## DESCRIPTION OF THE TASK
Include the line containing "3.3e-6, 8.5e-6, 1.05e-4]" and all lines before it, repeated exactly from the listing below, without pictures.

## MATERIAL PROVIDED
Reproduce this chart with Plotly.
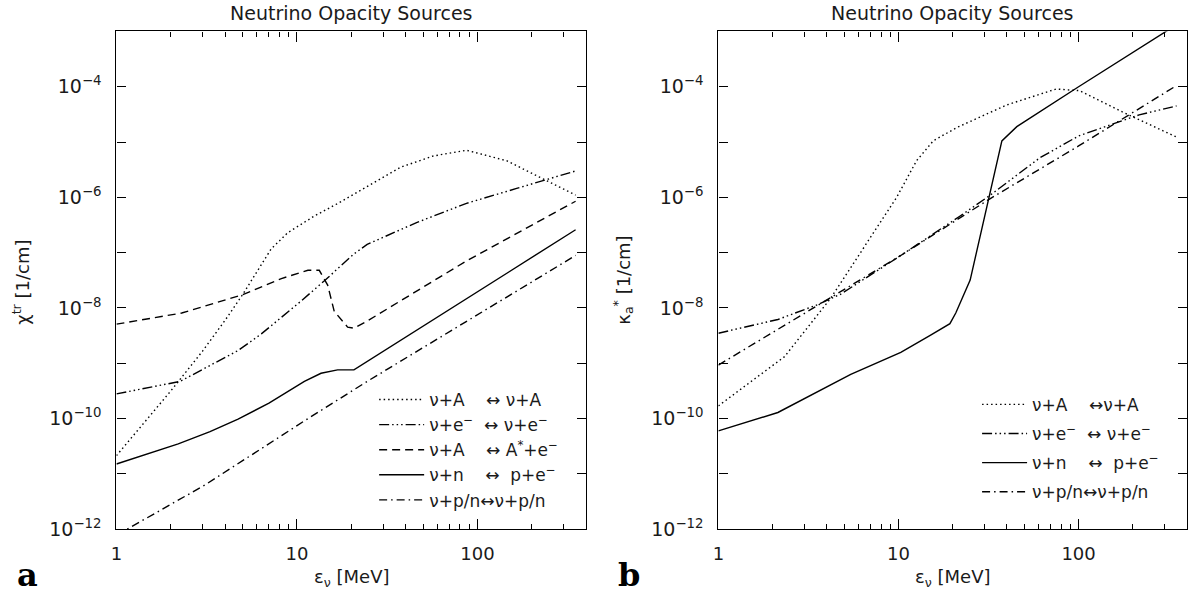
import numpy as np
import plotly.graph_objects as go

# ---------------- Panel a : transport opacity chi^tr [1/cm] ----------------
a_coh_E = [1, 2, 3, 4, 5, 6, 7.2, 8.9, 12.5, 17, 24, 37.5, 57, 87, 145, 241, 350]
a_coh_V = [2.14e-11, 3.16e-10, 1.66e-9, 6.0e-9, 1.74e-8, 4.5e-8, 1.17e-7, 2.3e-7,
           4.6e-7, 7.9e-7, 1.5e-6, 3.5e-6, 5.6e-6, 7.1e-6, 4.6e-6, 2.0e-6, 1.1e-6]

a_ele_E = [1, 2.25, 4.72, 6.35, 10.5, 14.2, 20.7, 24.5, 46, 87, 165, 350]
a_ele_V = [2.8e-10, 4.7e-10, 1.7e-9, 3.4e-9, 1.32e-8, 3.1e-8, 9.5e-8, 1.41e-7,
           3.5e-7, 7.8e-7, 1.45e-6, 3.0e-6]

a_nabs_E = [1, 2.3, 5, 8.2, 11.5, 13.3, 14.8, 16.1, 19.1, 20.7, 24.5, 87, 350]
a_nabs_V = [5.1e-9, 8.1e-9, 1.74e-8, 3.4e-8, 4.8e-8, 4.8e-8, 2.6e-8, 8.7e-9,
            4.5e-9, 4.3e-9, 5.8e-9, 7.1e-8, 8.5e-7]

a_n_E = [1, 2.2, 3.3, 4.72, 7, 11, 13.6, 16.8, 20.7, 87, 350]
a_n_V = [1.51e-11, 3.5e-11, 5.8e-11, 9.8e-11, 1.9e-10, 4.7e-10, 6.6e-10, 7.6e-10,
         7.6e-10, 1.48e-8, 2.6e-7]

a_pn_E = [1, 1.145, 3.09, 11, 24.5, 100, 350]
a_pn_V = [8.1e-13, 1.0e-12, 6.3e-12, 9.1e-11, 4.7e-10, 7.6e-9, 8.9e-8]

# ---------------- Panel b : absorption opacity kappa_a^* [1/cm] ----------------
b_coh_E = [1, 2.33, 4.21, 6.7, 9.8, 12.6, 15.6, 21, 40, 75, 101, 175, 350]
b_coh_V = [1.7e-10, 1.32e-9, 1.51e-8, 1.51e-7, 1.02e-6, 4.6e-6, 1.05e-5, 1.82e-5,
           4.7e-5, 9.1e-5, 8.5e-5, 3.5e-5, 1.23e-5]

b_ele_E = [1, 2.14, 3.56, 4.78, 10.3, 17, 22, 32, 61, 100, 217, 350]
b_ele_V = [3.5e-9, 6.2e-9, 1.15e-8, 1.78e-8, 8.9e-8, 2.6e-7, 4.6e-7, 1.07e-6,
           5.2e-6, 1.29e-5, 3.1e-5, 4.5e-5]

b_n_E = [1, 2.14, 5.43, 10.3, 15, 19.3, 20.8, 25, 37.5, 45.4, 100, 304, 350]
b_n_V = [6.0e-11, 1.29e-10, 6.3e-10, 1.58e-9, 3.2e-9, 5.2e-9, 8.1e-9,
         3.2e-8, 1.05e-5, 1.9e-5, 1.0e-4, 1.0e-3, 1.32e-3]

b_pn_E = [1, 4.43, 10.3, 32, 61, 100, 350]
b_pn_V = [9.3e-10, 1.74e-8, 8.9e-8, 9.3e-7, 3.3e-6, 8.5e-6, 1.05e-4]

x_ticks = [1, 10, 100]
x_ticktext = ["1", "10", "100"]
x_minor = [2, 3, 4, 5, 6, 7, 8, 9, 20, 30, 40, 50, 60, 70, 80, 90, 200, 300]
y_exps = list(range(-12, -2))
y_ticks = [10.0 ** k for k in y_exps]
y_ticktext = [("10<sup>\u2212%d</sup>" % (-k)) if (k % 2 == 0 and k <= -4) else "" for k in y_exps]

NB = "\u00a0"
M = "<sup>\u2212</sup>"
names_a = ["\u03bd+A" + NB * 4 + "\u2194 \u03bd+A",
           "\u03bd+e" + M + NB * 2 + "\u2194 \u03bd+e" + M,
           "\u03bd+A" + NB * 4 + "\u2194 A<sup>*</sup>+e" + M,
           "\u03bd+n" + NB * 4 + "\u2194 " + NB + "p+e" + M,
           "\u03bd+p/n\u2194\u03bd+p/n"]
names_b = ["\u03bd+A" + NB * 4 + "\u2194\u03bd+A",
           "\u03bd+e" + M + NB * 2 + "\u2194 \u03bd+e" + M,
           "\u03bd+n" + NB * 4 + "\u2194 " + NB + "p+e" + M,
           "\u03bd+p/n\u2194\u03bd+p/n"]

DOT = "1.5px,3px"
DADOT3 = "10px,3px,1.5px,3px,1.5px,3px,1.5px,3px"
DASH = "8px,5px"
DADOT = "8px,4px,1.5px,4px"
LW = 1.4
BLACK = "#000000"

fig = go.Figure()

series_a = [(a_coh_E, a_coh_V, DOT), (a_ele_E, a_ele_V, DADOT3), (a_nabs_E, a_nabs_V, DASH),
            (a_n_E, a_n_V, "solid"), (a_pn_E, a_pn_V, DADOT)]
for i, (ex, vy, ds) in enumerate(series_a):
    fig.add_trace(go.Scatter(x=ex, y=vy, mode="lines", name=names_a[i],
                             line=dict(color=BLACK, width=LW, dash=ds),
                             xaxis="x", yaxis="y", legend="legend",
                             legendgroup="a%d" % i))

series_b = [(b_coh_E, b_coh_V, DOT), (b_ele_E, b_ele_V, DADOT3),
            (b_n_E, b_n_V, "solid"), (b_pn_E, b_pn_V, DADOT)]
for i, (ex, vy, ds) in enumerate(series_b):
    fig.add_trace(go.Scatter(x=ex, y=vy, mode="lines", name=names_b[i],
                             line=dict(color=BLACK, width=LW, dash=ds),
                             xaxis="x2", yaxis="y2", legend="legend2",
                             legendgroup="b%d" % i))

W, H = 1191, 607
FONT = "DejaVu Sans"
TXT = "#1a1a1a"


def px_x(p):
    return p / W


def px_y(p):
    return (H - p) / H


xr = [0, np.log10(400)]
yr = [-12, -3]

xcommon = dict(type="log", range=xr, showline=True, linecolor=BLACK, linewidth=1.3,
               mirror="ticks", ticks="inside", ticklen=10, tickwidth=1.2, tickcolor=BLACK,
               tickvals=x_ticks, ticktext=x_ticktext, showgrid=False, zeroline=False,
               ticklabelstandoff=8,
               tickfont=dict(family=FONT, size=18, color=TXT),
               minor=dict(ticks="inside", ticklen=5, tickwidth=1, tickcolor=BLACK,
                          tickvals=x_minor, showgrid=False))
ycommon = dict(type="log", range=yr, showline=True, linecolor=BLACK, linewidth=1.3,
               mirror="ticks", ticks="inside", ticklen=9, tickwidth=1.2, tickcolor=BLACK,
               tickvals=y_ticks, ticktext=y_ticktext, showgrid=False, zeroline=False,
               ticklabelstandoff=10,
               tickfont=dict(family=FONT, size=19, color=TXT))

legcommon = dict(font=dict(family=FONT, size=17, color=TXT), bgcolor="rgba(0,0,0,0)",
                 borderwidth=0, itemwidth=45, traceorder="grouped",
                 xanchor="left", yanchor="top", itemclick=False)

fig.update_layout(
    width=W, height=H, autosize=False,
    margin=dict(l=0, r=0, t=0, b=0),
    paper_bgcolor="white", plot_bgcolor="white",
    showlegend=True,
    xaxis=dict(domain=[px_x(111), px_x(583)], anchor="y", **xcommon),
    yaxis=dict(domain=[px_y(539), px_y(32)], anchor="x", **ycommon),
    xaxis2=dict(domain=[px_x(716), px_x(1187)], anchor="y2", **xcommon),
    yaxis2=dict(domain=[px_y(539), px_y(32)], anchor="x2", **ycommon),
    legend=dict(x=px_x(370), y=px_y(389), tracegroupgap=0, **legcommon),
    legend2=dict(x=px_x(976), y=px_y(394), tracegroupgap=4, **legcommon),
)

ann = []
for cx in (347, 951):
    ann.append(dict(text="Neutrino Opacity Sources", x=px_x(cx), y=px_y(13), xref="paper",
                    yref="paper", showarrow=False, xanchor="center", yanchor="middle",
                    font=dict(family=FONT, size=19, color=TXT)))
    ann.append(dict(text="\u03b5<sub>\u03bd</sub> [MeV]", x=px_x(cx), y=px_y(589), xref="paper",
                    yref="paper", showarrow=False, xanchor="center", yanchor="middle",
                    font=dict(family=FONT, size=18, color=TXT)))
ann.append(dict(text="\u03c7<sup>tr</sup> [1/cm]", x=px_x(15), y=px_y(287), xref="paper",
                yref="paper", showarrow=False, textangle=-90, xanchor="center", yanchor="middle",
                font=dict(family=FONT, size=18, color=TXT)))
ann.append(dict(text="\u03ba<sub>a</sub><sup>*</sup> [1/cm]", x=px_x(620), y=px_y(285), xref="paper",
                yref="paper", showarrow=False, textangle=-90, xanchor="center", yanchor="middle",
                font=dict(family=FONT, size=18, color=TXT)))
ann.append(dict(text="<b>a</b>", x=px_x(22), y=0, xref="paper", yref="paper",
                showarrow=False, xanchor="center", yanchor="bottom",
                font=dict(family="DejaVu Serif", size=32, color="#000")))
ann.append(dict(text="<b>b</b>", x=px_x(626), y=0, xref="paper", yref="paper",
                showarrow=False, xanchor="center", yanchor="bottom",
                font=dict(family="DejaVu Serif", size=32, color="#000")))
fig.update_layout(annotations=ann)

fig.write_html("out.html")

## RESPONSE TO THE EXERCISE
Reproduce this chart with Plotly.
import numpy as np
import plotly.graph_objects as go

# ---------------- Panel a : transport opacity chi^tr [1/cm] ----------------
a_coh_E = [1, 2, 3, 4, 5, 6, 7.2, 8.9, 12.5, 17, 24, 37.5, 57, 87, 145, 241, 350]
a_coh_V = [2.14e-11, 3.16e-10, 1.66e-9, 6.0e-9, 1.74e-8, 4.5e-8, 1.17e-7, 2.3e-7,
           4.6e-7, 7.9e-7, 1.5e-6, 3.5e-6, 5.6e-6, 7.1e-6, 4.6e-6, 2.0e-6, 1.1e-6]

a_ele_E = [1, 2.25, 4.72, 6.35, 10.5, 14.2, 20.7, 24.5, 46, 87, 165, 350]
a_ele_V = [2.8e-10, 4.7e-10, 1.7e-9, 3.4e-9, 1.32e-8, 3.1e-8, 9.5e-8, 1.41e-7,
           3.5e-7, 7.8e-7, 1.45e-6, 3.0e-6]

a_nabs_E = [1, 2.3, 5, 8.2, 11.5, 13.3, 14.8, 16.1, 19.1, 20.7, 24.5, 87, 350]
a_nabs_V = [5.1e-9, 8.1e-9, 1.74e-8, 3.4e-8, 4.8e-8, 4.8e-8, 2.6e-8, 8.7e-9,
            4.5e-9, 4.3e-9, 5.8e-9, 7.1e-8, 8.5e-7]

a_n_E = [1, 2.2, 3.3, 4.72, 7, 11, 13.6, 16.8, 20.7, 87, 350]
a_n_V = [1.51e-11, 3.5e-11, 5.8e-11, 9.8e-11, 1.9e-10, 4.7e-10, 6.6e-10, 7.6e-10,
         7.6e-10, 1.48e-8, 2.6e-7]

a_pn_E = [1, 1.145, 3.09, 11, 24.5, 100, 350]
a_pn_V = [8.1e-13, 1.0e-12, 6.3e-12, 9.1e-11, 4.7e-10, 7.6e-9, 8.9e-8]

# ---------------- Panel b : absorption opacity kappa_a^* [1/cm] ----------------
b_coh_E = [1, 2.33, 4.21, 6.7, 9.8, 12.6, 15.6, 21, 40, 75, 101, 175, 350]
b_coh_V = [1.7e-10, 1.32e-9, 1.51e-8, 1.51e-7, 1.02e-6, 4.6e-6, 1.05e-5, 1.82e-5,
           4.7e-5, 9.1e-5, 8.5e-5, 3.5e-5, 1.23e-5]

b_ele_E = [1, 2.14, 3.56, 4.78, 10.3, 17, 22, 32, 61, 100, 217, 350]
b_ele_V = [3.5e-9, 6.2e-9, 1.15e-8, 1.78e-8, 8.9e-8, 2.6e-7, 4.6e-7, 1.07e-6,
           5.2e-6, 1.29e-5, 3.1e-5, 4.5e-5]

b_n_E = [1, 2.14, 5.43, 10.3, 15, 19.3, 20.8, 25, 37.5, 45.4, 100, 304, 350]
b_n_V = [6.0e-11, 1.29e-10, 6.3e-10, 1.58e-9, 3.2e-9, 5.2e-9, 8.1e-9,
         3.2e-8, 1.05e-5, 1.9e-5, 1.0e-4, 1.0e-3, 1.32e-3]

b_pn_E = [1, 4.43, 10.3, 32, 61, 100, 350]
b_pn_V = [9.3e-10, 1.74e-8, 8.9e-8, 9.3e-7, 3.3e-6, 8.5e-6, 1.05e-4]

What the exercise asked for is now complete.